Barter yang dimaksud terkait dengan pasal penghinaan dan merendahkan kehormatan DPR.
Hal itu dikatakan Hendri Satrio saat menjadi narasumber dalam diskusi Polemik di Cikini, Jakarta Pusat, Sabtu (17/2/2018).
"Tentang RKUHP, jangan-jangan ada bargaining. Jangan-jangan nanti pasal penghinaan presiden, DPR diminta tanda tangan," kata Hendri Satrio.
Menurut Hendri, tawar-menawar yang dimaksud terletak pada persetujuan pemerintah dalam pasal tentang pemidanaan bagi setiap orang yang merendahkan kehormatan DPR dan anggota DPR dalam UU MD3.
Dalam hal ini, pemerintah diwakili Menteri Hukum dan HAM Yasonna H Laoly.

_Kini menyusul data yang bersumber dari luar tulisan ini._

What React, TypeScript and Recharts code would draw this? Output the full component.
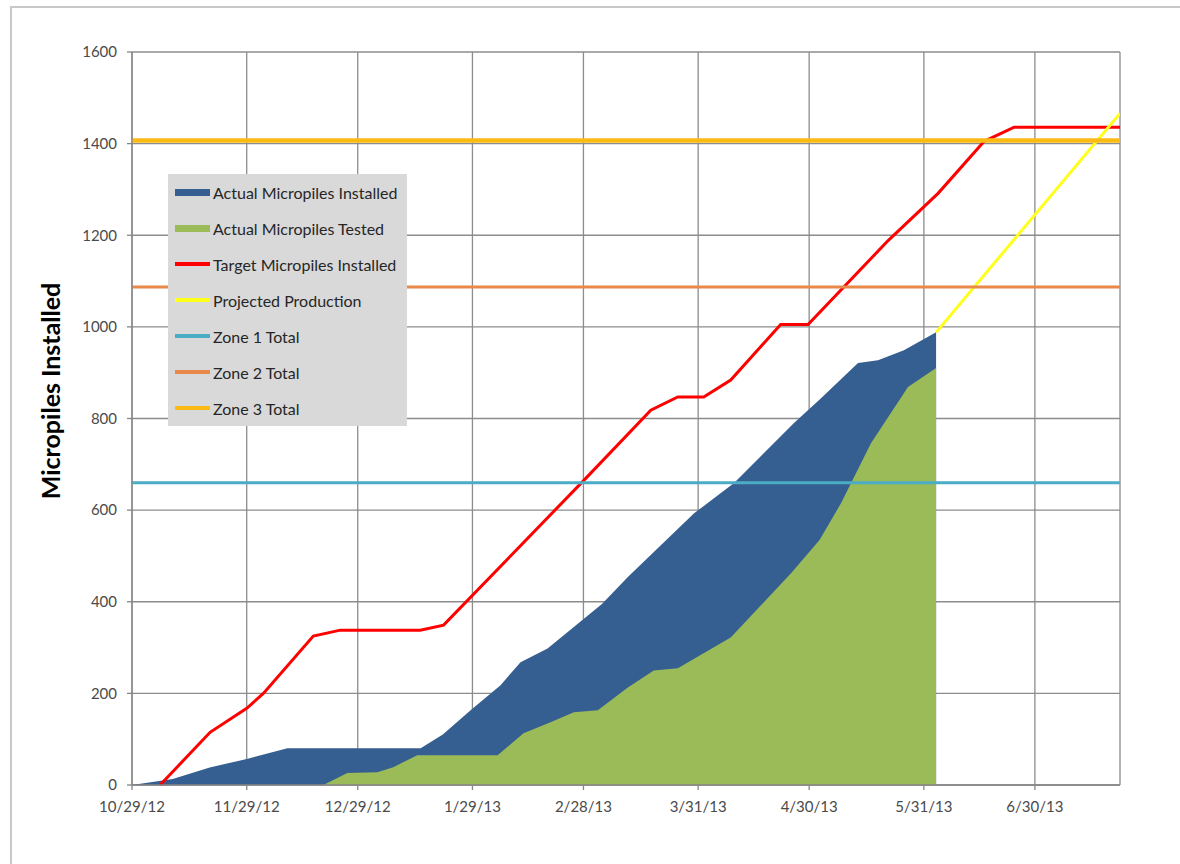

Hendri mengatakan, undang-undang dibuat atas persetujuan DPR dan pemerintah. Ia menduga, pemerintah berkepentingan untuk menghidupkan kembali pasal tentang penghinaan presiden.
Wacana itu muncul dalam pembahasan revisi Kitab Undang-Undang Hukum Pidana (RKUHP).
"Ini kelihatan ketika ditanya terkait pasal itu, Yasonna malah menarik diri dan meminta masyarakat langsung menggugat ke MK," kata Hendri.
Sebelumnya, pemerintah memasukkan pasal penghinaan presiden dan wakil presiden ke dalam RKUHP, meskipun pernah dibatalkan Mahkamah Konstitusi (MK).
Dalam putusan Nomor 013-022/PUU-IV/2016, MK menilai, pasal dengan norma tersebut bertentangan dengan semangat demokrasi.